[STATED PROBLEM] Single out each line with the word "React" and copy it.

[GIVEN INFORMATION]
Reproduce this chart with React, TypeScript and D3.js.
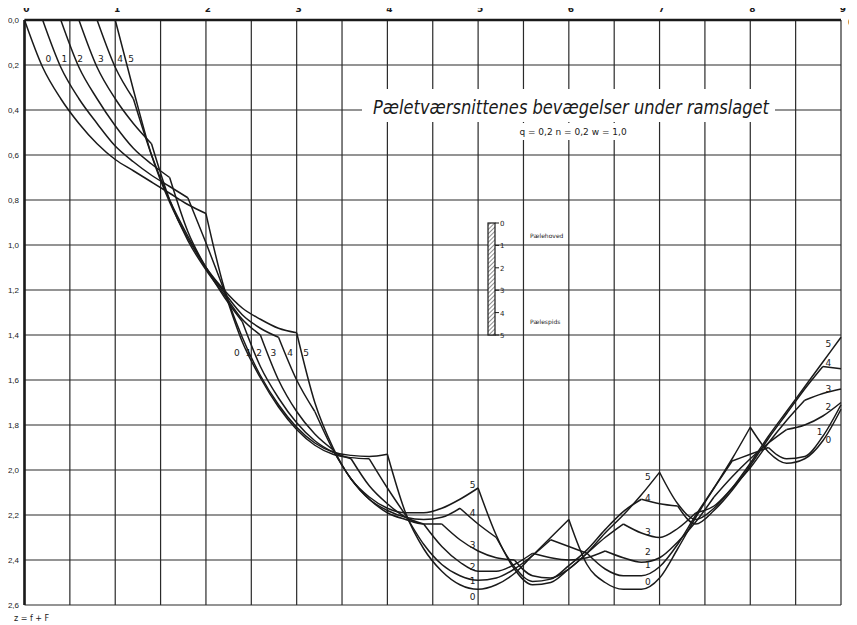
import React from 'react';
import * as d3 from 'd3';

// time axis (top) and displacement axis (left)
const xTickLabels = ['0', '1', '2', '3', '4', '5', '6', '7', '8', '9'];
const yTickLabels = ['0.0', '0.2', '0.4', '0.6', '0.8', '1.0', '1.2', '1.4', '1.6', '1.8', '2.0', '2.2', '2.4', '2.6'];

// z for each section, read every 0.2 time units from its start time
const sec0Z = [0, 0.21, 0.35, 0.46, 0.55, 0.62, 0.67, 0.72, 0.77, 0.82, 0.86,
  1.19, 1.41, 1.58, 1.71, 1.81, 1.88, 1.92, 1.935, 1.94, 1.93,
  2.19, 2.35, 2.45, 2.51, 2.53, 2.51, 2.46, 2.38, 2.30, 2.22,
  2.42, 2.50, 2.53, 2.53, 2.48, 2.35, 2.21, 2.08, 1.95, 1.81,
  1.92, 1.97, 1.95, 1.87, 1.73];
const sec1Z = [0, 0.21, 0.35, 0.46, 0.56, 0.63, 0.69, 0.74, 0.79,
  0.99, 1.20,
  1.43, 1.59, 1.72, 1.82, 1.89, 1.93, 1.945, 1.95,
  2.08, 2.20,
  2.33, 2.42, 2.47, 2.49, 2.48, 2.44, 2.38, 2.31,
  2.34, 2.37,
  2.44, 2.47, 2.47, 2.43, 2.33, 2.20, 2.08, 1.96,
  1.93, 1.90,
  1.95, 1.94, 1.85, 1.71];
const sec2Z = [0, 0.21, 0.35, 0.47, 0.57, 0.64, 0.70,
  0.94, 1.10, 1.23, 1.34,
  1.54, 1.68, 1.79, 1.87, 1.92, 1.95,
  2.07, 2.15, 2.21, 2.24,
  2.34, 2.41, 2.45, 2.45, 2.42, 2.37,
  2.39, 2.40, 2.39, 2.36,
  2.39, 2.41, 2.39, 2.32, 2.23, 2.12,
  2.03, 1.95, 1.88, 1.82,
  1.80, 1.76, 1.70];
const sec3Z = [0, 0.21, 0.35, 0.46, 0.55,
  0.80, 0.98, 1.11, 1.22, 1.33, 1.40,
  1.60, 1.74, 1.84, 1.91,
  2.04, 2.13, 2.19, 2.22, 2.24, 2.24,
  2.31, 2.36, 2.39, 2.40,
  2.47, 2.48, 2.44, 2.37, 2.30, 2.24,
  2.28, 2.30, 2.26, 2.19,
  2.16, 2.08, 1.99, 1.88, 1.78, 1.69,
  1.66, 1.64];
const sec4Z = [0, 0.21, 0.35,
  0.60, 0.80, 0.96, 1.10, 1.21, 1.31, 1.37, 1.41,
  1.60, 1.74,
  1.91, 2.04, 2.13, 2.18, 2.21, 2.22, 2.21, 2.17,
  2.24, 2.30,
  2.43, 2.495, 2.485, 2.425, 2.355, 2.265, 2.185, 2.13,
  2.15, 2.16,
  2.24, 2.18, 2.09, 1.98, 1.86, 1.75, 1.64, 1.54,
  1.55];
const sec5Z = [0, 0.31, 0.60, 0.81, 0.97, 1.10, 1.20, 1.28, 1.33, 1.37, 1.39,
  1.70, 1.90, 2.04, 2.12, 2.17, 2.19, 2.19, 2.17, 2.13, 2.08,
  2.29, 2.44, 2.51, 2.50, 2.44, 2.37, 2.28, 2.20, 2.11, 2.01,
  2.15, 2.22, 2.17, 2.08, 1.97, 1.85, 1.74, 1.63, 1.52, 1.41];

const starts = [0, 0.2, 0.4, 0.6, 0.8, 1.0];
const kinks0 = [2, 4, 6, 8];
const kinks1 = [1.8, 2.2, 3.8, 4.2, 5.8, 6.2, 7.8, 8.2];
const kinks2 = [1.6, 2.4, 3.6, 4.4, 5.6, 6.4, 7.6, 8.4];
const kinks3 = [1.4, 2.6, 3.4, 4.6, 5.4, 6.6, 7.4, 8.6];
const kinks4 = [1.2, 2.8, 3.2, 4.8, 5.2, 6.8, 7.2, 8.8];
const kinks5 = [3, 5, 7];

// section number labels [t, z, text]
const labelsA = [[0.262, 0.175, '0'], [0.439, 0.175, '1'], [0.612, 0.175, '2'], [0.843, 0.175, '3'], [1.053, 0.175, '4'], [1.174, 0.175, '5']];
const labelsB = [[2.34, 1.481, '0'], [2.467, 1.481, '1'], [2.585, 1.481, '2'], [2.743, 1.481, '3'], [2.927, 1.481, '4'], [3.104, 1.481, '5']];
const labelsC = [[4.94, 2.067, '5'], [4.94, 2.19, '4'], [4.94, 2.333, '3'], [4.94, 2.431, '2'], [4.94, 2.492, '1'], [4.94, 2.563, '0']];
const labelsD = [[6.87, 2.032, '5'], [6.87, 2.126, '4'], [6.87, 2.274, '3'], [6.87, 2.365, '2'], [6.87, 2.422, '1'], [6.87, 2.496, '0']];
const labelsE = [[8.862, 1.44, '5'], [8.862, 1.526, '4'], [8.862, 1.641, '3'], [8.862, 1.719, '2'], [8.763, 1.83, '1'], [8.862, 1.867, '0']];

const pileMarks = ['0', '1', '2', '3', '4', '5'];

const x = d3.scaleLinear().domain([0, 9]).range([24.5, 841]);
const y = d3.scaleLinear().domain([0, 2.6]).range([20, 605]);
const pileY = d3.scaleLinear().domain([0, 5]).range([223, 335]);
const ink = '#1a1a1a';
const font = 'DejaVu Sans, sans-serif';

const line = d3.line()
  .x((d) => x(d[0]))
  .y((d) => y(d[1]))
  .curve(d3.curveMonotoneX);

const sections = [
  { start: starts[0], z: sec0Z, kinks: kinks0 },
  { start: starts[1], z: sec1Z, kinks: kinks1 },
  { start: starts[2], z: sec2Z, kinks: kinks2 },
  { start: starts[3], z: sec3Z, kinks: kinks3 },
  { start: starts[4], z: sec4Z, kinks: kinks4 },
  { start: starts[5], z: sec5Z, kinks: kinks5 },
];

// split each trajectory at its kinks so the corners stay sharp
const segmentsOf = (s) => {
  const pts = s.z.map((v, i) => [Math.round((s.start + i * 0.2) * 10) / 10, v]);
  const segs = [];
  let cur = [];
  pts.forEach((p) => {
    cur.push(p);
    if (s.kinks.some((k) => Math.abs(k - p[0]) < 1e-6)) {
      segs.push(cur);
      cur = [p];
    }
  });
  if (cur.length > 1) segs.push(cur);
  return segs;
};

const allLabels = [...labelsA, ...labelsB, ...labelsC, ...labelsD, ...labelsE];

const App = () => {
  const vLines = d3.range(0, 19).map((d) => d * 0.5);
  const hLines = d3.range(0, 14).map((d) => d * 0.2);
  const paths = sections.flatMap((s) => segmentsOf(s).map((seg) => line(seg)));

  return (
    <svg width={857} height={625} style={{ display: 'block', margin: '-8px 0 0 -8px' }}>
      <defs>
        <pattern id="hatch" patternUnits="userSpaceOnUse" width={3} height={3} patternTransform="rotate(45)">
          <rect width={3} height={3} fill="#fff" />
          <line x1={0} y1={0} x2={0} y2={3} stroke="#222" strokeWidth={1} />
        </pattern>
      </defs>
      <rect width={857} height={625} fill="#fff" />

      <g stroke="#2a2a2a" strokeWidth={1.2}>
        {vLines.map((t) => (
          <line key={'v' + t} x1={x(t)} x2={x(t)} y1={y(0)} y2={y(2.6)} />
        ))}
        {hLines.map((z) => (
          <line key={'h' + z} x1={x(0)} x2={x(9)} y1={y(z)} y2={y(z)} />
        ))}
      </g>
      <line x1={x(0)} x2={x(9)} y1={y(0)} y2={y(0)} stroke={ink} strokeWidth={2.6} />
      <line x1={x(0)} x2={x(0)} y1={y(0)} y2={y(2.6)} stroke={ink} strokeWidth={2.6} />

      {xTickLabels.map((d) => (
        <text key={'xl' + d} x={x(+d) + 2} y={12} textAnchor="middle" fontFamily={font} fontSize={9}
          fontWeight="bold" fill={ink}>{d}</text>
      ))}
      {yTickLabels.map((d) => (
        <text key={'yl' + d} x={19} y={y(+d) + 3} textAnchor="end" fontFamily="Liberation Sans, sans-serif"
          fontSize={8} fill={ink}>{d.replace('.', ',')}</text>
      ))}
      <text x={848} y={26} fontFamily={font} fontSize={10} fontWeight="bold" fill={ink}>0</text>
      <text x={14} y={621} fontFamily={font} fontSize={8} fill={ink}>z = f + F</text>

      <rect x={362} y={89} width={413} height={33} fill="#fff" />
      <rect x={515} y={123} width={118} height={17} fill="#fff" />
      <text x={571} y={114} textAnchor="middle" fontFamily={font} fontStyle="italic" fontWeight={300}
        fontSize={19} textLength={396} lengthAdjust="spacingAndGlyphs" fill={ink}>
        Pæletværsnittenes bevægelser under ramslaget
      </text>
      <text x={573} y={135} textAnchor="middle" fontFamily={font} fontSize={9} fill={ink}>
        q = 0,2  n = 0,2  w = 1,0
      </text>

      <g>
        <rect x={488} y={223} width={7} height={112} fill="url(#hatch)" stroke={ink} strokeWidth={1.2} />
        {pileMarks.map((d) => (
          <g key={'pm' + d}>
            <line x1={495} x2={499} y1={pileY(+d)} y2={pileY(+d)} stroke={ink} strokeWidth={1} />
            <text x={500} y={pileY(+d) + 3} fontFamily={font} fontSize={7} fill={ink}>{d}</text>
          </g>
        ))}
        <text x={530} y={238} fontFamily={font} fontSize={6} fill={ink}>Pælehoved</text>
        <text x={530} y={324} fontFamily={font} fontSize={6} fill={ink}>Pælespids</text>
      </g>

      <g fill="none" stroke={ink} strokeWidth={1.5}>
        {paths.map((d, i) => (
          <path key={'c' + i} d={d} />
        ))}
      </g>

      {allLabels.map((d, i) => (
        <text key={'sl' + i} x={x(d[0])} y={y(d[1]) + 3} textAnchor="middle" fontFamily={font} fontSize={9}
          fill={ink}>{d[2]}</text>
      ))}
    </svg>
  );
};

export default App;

[ANSWER]
Reproduce this chart with React, TypeScript and D3.js.
import React from 'react';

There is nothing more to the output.